Sortir Joë Bousquet du purgatoire littéraire : la révolution opérée par Paul Giro
Enfin, il faut dire un mot de la place de ce livre dans le paysage critique. Joë Bousquet, on le sait, demeure un écrivain de l’entre deux : trop singulier pour entrer dans les manuels, trop identifié à sa légende carcassonnaise pour être lu dans la continuité de son temps. « Prisonnier d’une mythologie », notait déjà la présentation de l’éditeur ; « confiné dans un purgatoire littéraire », renchérira Bernard Baillaud, saluant dans cette biographie l’ouverture d’« une nouvelle période » des études « bousquétiennes ». Le Grand Prix de la critique littéraire 2025, qui est venu couronner le volume, n’a rien d’un prix de circonstance : il entérine le sentiment, largement partagé, que Paul Giro a déplacé la donne, en sortant Joë Bousquet du carcan régionaliste où certains l’avaient enfermé pour le rendre enfin à la grande histoire de la littérature du XXᵉ siècle.
Reste l’essentiel : le bonheur de lecture. Car malgré la masse de documents mobilisés, ce premier tome se lit avec l’élan d’un roman – roman noir d’une enfance mortifère, roman de formation d’un adolescent rétif, roman de guerre enfin, mais où l’héroïsme se gondole, se fissure, laisse passer la peur, le dégoût, la tentation de fuir. Giro réussit cette chose rare : maintenir l’exigence érudite d’une édition critique et la relance narrative d’un feuilleton, en terminant chaque chapitre sur un léger suspens, un détail promis à revenir plus tard, un mot de Joë Bousquet qui fait écho à un texte de maturité. Le lecteur bousquétien y trouvera de quoi revisiter Traduit du silence, La tisane de sarments ou le Cahier noir à la lumière de leur soubassement biographique ; le lecteur non initié y rencontrera une figure d’écrivain d’une puissance insoupçonnée, dont la vie, déjà, a la densité d’une fiction extrême.

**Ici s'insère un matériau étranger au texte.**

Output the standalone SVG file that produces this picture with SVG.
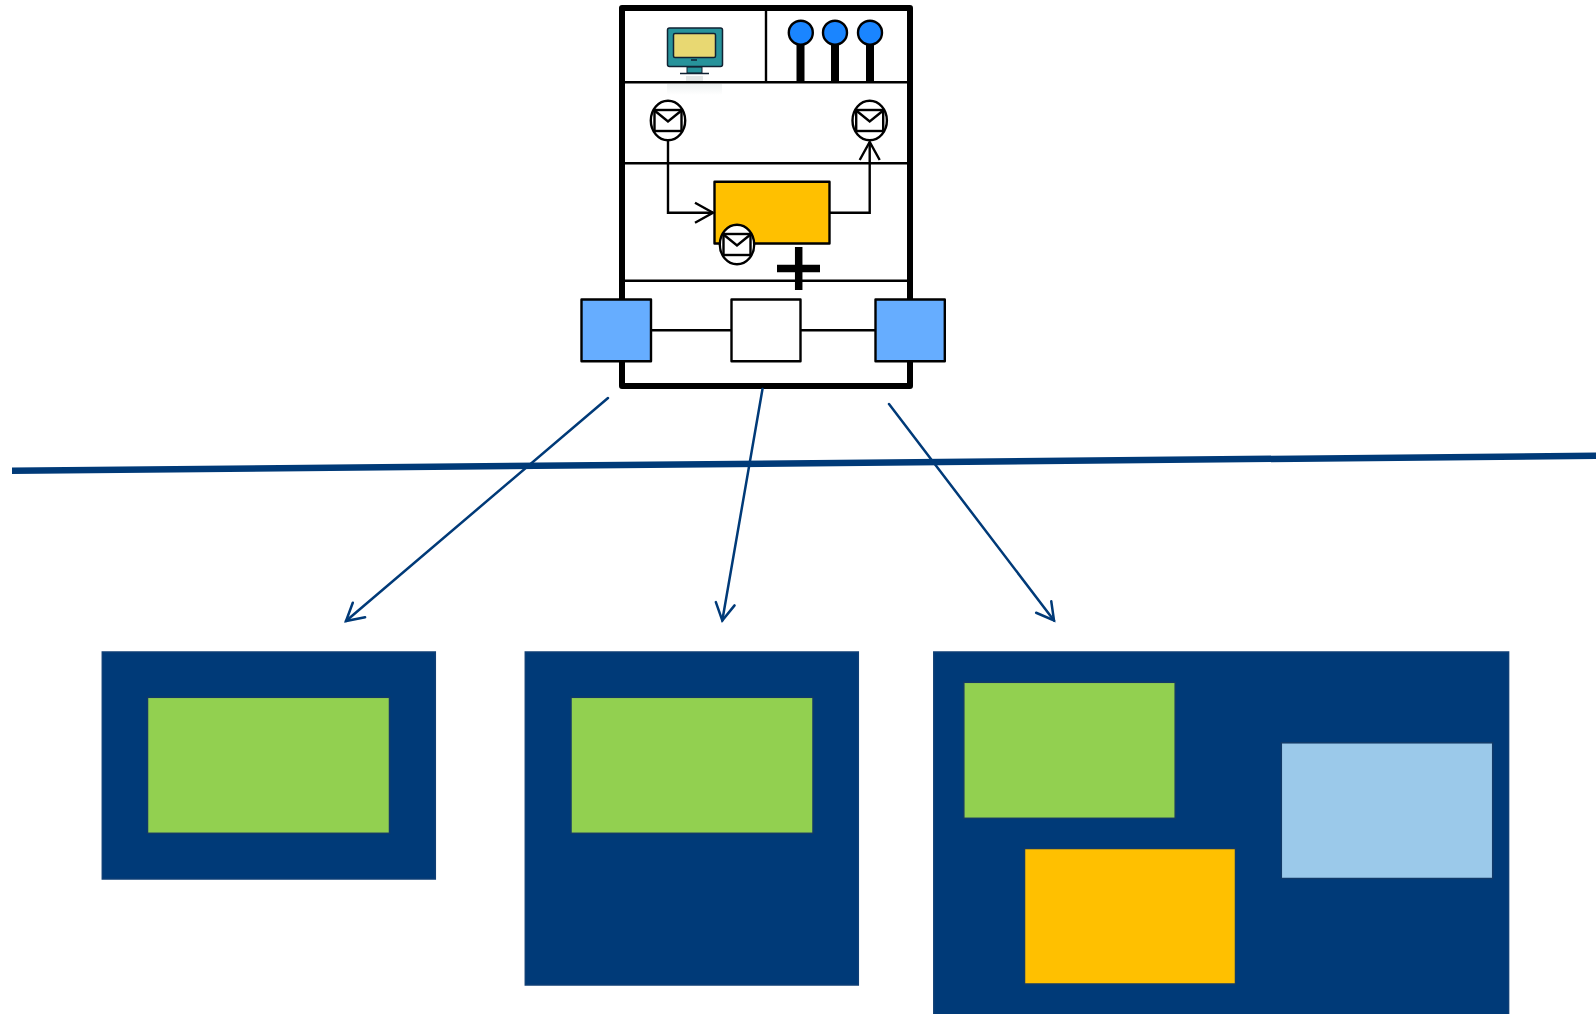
<svg xmlns="http://www.w3.org/2000/svg" width="1596" height="1014" viewBox="0 0 1596 1014">
<style>
.k{fill:none;stroke:#000;stroke-width:2.4}
.box{stroke:#000;stroke-width:2.4;stroke-linejoin:round}
.pane{fill:#003a78;stroke:#0f3f76;stroke-width:1.5}
.in{stroke:#123a68;stroke-width:1.5}
.link{fill:none;stroke:#003a78;stroke-width:2.5;stroke-linecap:round;marker-end:url(#ab)}
.env{fill:#fff;stroke:#000;stroke-width:2.4}
</style>
<defs>
<marker id="ab" markerUnits="userSpaceOnUse" markerWidth="30" markerHeight="30" refX="24" refY="15" orient="auto" overflow="visible"><path d="M7,5.500 L24,15 L7,24.500" fill="none" stroke="#003a78" stroke-width="2.500" stroke-linecap="round"/></marker>
<marker id="ak" markerUnits="userSpaceOnUse" markerWidth="30" markerHeight="30" refX="23" refY="15" orient="auto" overflow="visible"><path d="M5,5 L23,15 L5,25" fill="none" stroke="#000" stroke-width="2.400"/></marker>
<linearGradient id="rf" x1="0" y1="0" x2="0" y2="1"><stop offset="0" stop-color="#eef1f1"/><stop offset="1" stop-color="#fff"/></linearGradient>
<g id="envelope"><ellipse cx="0" cy="0" rx="17.200" ry="19.700" class="env"/><rect x="-13.500" y="-10.500" width="27" height="21" class="env"/><path d="M-13.500,-10 L0,1 L13.500,-10" class="k"/></g>
</defs>
<rect width="1596" height="1014" fill="#fff"/>

<g id="container">
<rect x="622" y="8" width="288" height="378" fill="#fff" stroke="#000" stroke-width="6" stroke-linejoin="round"/>
<path class="k" d="M622,82.300H910M766,8V82.300M622,163.300H910M622,280.800H910"/>
</g>
<g id="monitor">
<rect x="667" y="84" width="55" height="11" fill="url(#rf)"/>
<rect x="686" y="76" width="17" height="5" fill="#e3e6e6"/>
<path d="M687,67H702V73H687Z" fill="#27939b" stroke="#123" stroke-width="1"/>
<rect x="667.500" y="28" width="55" height="38.500" rx="2" fill="#27939b" stroke="#123" stroke-width="1.500"/>
<rect x="673.500" y="33.500" width="42" height="24" rx="1.500" fill="#e8d872" stroke="#123" stroke-width="1.500"/>
<path d="M680,73.500H709" stroke="#123" stroke-width="1.500"/>
<path d="M691,60H697" stroke="#123" stroke-width="1.500"/>
</g>
<g id="pins">
<path d="M800.500,44V81M835,44V81M870,44V81" stroke="#000" stroke-width="8"/>
<circle cx="800.800" cy="32.700" r="12" fill="#1a85ff" stroke="#000" stroke-width="2.400"/>
<circle cx="835" cy="32.700" r="12" fill="#1a85ff" stroke="#000" stroke-width="2.400"/>
<circle cx="870" cy="32.700" r="12" fill="#1a85ff" stroke="#000" stroke-width="2.400"/>
</g>
<g id="task"><rect x="714.500" y="181.700" width="115" height="61.800" fill="#ffc000" class="box"/></g>
<g id="connectors">
<path class="k" d="M668,140V212.700H713" marker-end="url(#ak)"/>
<path class="k" d="M830,212.700H869.700V142" marker-end="url(#ak)"/>
<path class="k" d="M651,330.300H731M801,330.300H875"/>
<path class="link" d="M608,398L346,621"/>
<path class="link" d="M762.500,389L722.300,620.500"/>
<path class="link" d="M889,404L1054,620.500"/>
</g>
<g id="env-in"><use href="#envelope" x="668" y="120.500"/></g>
<g id="env-out"><use href="#envelope" x="869.700" y="120.500"/></g>
<g id="env-task"><use href="#envelope" x="737" y="244.500"/></g>
<g id="plus"><path d="M798.700,247V290M777,268.500H820" stroke="#000" stroke-width="7.500" fill="none"/></g>
<g id="port-left"><rect x="581.500" y="299.500" width="69.500" height="61.800" fill="#66adff" class="box"/></g>
<g id="center"><rect x="731.500" y="299.500" width="69" height="61.800" fill="#fff" class="box"/></g>
<g id="port-right"><rect x="875.500" y="299.500" width="69.300" height="61.800" fill="#66adff" class="box"/></g>
<g id="divider"><path d="M12,470.800L1596,455.800" stroke="#003a78" stroke-width="6.500" fill="none"/></g>

<g id="pane-1"><rect x="102.300" y="652" width="333" height="227" class="pane"/><rect x="147.500" y="697.300" width="242" height="136" fill="#92d050" class="in"/></g>
<g id="pane-2"><rect x="525.300" y="652" width="333" height="333" class="pane"/><rect x="571" y="697.300" width="242" height="136" fill="#92d050" class="in"/></g>
<g id="pane-3"><rect x="933.800" y="652" width="574.800" height="370" class="pane"/>
<rect x="963.800" y="682.300" width="211.400" height="136" fill="#92d050" class="in"/>
<rect x="1281.300" y="742.800" width="211.400" height="135.700" fill="#9bc9ea" class="in"/>
<rect x="1024.500" y="848.500" width="211" height="135.500" fill="#ffc000" class="in"/></g>
</svg>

La naissance de l’écrivain immobile : ce que promettent les prochains volumes
On referme Mourir ! 1897‑1918 avec l’impression d’avoir accompagné Joë Bousquet jusqu’au bord du plateau de Brenelle, d’entendre encore le silence après le choc du métal dans la chair, et de savoir que, pour lui comme pour nous, l’histoire ne fait que commencer. On attend désormais les deux autres volets de cette Biographie d’une mort à l’autre – la lente invention de l’écrivain immobile, la chambre devenue cosmos, le réseau de correspondances avec Jean Paulhan que l’éditeur annonce déjà en trois volumes – avec une impatience presque physique. Qu’un livre de critique et de recherche suscite ce type d’attente romanesque est le meilleur signe : Paul Giro n’a pas seulement rendu justice à Joë Bousquet, il a réinscrit sa vie dans le grand récit de notre modernité blessée, et l’on se surprend à guetter la suite comme on attendrait le prochain chapitre d’un feuilleton dont on sait, tragiquement, que la fin est déjà écrite, mais dont tout l’enjeu est, précisément, de nous apprendre à relire cette fin autrement.